After helping people deliver more than 30,000 items in Chicago over the past year, Dolly is raising more investment money and launching in its home city of Seattle.

The company today announced a $8 million Series A round led by Maveron, with participation from KGC Capital, executive Jeff Wilke, and other angel investors. Total funding is now $9.7 million to date.


Founded last year and led by former Wetpaint executive Mike Howell, Dolly is like an “Uber for deliveries” that connects smartphone owners needing to move big, bulky items with vetted contractors who have large enough trucks to do the job.
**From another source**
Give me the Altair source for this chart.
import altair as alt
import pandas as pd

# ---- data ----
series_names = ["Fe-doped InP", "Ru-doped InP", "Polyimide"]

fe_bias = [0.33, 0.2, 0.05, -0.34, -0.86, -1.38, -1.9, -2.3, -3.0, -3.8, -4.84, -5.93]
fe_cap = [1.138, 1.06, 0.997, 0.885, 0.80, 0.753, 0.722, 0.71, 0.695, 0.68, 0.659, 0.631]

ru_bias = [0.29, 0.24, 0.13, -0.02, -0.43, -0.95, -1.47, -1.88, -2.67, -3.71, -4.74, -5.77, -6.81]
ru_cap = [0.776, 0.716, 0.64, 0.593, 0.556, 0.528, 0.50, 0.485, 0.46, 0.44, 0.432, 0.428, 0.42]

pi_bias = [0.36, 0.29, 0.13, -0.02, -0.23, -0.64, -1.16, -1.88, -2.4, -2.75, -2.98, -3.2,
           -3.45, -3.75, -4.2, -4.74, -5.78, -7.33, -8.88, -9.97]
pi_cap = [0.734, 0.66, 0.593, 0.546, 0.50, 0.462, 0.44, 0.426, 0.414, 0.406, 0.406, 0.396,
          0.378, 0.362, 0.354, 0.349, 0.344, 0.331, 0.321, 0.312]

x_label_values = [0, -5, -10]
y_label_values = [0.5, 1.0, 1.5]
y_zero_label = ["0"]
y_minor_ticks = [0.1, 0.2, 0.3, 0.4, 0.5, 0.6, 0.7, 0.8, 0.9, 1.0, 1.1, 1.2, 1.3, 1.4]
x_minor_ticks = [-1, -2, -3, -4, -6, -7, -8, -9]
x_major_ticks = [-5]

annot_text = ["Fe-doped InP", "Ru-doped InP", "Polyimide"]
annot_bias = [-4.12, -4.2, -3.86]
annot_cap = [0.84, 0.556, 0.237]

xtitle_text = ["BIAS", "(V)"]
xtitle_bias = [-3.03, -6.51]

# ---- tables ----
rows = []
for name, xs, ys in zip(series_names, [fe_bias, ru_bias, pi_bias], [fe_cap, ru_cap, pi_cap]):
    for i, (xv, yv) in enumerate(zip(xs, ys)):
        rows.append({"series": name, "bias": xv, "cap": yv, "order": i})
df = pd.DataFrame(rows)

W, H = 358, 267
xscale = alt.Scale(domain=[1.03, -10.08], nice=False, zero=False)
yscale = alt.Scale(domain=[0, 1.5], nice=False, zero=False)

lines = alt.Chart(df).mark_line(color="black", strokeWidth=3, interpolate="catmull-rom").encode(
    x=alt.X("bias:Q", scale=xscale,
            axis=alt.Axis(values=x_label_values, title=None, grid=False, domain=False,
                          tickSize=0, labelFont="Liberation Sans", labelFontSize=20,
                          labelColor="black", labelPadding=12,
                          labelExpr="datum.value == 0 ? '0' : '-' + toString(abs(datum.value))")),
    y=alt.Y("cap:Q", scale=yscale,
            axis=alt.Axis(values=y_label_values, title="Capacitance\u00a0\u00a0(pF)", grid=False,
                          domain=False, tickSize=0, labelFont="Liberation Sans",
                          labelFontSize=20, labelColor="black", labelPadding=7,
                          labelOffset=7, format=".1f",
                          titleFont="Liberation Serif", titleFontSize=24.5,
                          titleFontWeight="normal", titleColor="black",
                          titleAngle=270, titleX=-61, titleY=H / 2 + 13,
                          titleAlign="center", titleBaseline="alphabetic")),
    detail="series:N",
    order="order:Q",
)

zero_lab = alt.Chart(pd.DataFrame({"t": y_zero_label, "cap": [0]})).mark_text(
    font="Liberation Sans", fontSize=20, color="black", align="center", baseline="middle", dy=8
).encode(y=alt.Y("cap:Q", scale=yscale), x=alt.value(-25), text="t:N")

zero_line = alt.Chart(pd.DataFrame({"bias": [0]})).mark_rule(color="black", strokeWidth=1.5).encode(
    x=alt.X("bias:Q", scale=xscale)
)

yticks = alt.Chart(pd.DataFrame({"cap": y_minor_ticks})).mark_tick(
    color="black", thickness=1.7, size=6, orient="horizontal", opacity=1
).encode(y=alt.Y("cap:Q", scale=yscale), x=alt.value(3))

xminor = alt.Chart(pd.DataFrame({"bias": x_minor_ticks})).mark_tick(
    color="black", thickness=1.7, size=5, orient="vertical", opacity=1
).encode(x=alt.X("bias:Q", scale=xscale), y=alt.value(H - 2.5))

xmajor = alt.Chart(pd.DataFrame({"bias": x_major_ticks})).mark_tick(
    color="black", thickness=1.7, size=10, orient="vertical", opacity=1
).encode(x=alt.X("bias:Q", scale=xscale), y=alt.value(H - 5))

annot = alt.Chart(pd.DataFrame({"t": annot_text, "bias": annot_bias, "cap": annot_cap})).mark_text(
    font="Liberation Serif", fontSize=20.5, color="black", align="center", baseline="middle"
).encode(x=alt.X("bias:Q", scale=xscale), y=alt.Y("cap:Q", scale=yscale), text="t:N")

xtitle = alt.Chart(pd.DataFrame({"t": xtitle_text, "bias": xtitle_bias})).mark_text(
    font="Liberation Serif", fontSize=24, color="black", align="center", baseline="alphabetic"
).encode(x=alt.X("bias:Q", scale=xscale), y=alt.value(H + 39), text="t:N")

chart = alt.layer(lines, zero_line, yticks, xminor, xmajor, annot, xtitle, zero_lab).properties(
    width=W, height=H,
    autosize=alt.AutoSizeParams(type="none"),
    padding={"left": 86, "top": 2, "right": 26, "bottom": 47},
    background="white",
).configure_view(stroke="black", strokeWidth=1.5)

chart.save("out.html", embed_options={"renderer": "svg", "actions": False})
Those with something to move can use Dolly’s app to answer questions about their items, connect with a driver, and get a price. The user can then set up a 30-minute pickup window and track their delivery with real-time GPS. Price is determined by distance, item count, and specific details about an item(s), while payment is done through the app.

Drivers, also called Dolly’s “Helpers,” are required to go through a seven-step onboarding program that includes background checks, insurance verification, and training. Each delivery is insured with a multi-million dollar policy, while customers can use the app to contact their mover or Dolly’s support line for help.
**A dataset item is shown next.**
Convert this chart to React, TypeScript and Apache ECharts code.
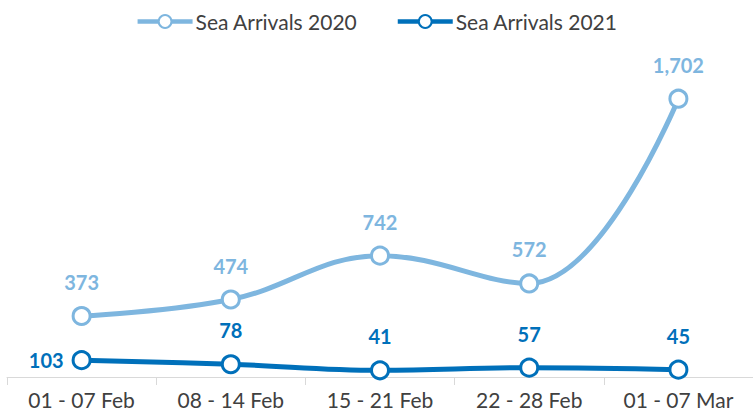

“We want our customers to think of Dolly as their friend with a truck — we can help anytime you need a truck and some muscle,” Howell said.

Michael Howell
Michael Howell

Howell added that traditional, local movers aren’t known for their convenience, pricing, or customer service, while Dolly prides itself on all three aspects.

“Dolly already has created the best consumer experience that we’ve seen in the category, and it has one of the highest customer satisfaction scores (NPS) we have ever seen in a young company,” Jason Stoffer, partner at Maveron, said in a statement.
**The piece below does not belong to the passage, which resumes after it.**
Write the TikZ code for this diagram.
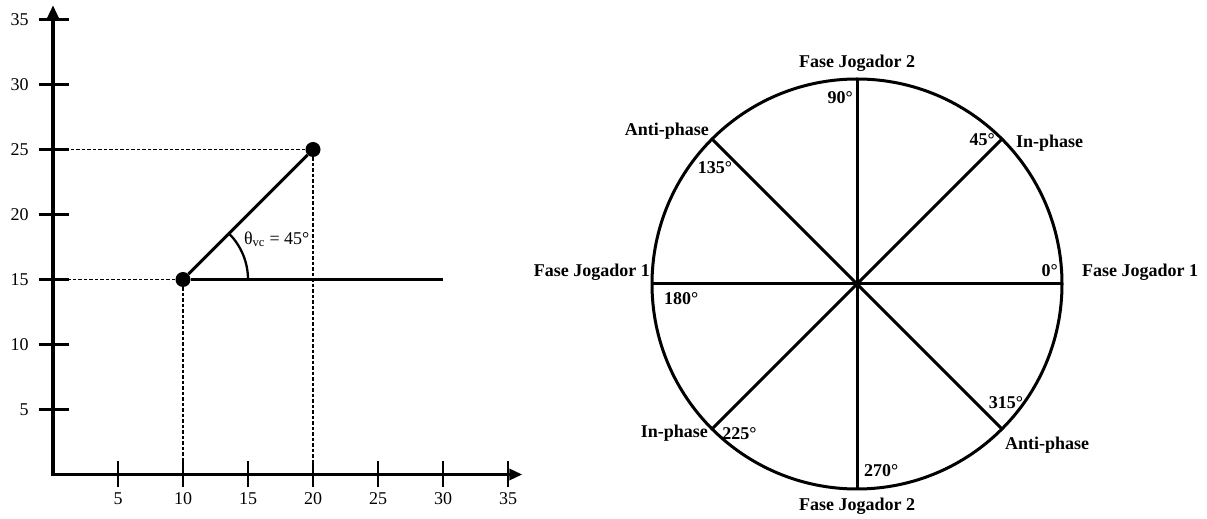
\documentclass[tikz,border=0pt]{standalone}
\usepackage{fontspec}
\setmainfont{Liberation Serif}
\usetikzlibrary{arrows.meta,calc}
\tikzset{
  axisline/.style={line width=3.2pt,line join=miter,{Triangle[length=13pt,width=11pt]}-{Triangle[length=13pt,width=11pt]}},
  tickmark/.style={line width=2.3pt},
  guide/.style={line width=1.3pt,dash pattern=on 3.5pt off 2pt},
  seg/.style={line width=3pt},
  dot/.style={circle,fill,inner sep=0pt,minimum size=15pt},
  ticklbl/.style={font=\fontsize{18}{21}\selectfont,inner sep=2pt},
  phaselbl/.style={font=\fontsize{18}{21}\selectfont\bfseries,inner sep=1pt},
}
\begin{document}
\begin{tikzpicture}[x=1pt,y=1pt]
\useasboundingbox (0,0) rectangle (1207,519);
% left: angle between the two points
\begin{scope}[shift={(53pt,44.5pt)},x=13pt,y=13pt]
\coordinate (O) at (0,0);
\coordinate (xend) at (36.1,0);
\coordinate (yend) at (0,36.1);
\draw[axisline] (yend) -- (O) -- (xend);
\foreach \v in {5,10,...,35} {
  \draw[tickmark] (\v,-1) -- (\v,1);
  \node[ticklbl,anchor=north] (xl\v) at (\v,-1.25) {\v};
  \draw[tickmark] (-1.1,\v) -- (1.2,\v);
  \node[ticklbl,anchor=east] (yl\v) at (-1.7,\v) {\v};
}
\node[dot] (p1) at (10,15) {};
\node[dot] (p2) at (20,25) {};
\coordinate (hend) at (30,15);
\draw[guide] (p1) -- (p1 -| O);
\draw[guide] (p1) -- (p1 |- O);
\draw[guide] (p2) -- (p2 -| O);
\draw[guide] (p2) -- (p2 |- O);
\draw[seg] (p1) -- (hend);
\draw[seg] (p1) -- (p2);
\draw[line width=2.3pt] ([xshift=65pt]p1.center) arc[start angle=0,end angle=45,radius=65pt];
\node[ticklbl,anchor=west,inner sep=1pt] (theta) at (14.6,18.1) {θ\textsubscript{vc} = 45°};
\end{scope}
% right: phase circle
\coordinate (c) at (857,235);
\draw[seg] (c) circle[radius=205];
\foreach \a in {0,45,...,315} \coordinate (a\a) at ($(c)+(\a:205)$);
\draw[seg] (a0) -- (a180);
\draw[seg] (a45) -- (a225);
\draw[seg] (a90) -- (a270);
\draw[seg] (a135) -- (a315);
\node[phaselbl,anchor=south] (ftop) at ([yshift=6pt]a90) {Fase Jogador 2};
\node[phaselbl,anchor=north] (fbot) at ([yshift=-8pt]a270) {Fase Jogador 2};
\node[phaselbl,anchor=base east] (fleft) at ([xshift=-1pt,yshift=7pt]a180) {Fase Jogador 1};
\node[phaselbl,anchor=base west] (fright) at ([xshift=19pt,yshift=7pt]a0) {Fase Jogador 1};
\node[phaselbl,anchor=base east] (d0) at ([xshift=-3pt,yshift=7pt]a0) {0°};
\node[phaselbl,anchor=north west] (d180) at ([xshift=11pt,yshift=-7pt]a180) {180°};
\node[phaselbl,anchor=north east] (d90) at ([xshift=-3pt,yshift=-11pt]a90) {90°};
\node[phaselbl,anchor=south west] (d270) at ([xshift=6pt,yshift=11pt]a270) {270°};
\node[phaselbl,anchor=east] (d45) at ([xshift=-6pt,yshift=-1pt]a45) {45°};
\node[phaselbl,anchor=west] (in45) at ([xshift=13pt,yshift=-4pt]a45) {In-phase};
\node[phaselbl,anchor=base east] (anti135) at ([xshift=-2pt,yshift=4pt]a135) {Anti-phase};
\node[phaselbl,anchor=north] (d135) at ([xshift=3pt,yshift=-21pt]a135) {135°};
\node[phaselbl,anchor=east] (in225) at ([xshift=-3pt,yshift=-4pt]a225) {In-phase};
\node[phaselbl,anchor=west] (d225) at ([xshift=9pt,yshift=-5pt]a225) {225°};
\node[phaselbl,anchor=south] (d315) at ([xshift=4pt,yshift=19pt]a315) {315°};
\node[phaselbl,anchor=north west] (anti315) at ([xshift=2pt,yshift=-7pt]a315) {Anti-phase};
\end{tikzpicture}
\end{document}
Dolly started in Chicago last year after Howell, Jason Norris, Kelby Hawn and Chad Wittman launched the company there. It has worked with hundreds of customers and partnered with more than 40 retail, storage, housing and donation organizations, including Crate & Barrel, to help deliver large items.

The 11-person company re-located to Seattle earlier this year and today officially launched its service in the region for the first time. It will compete with a number of similar startups all based in the Seattle area, including Ghostruck, which just expanded nationwide, Wagon, which launched last year, and Fleetzen, another “Uber for deliveries” startup founded by two former Microsoft employees.

Dolly plans on expanding to 20 markets by the end of 2016.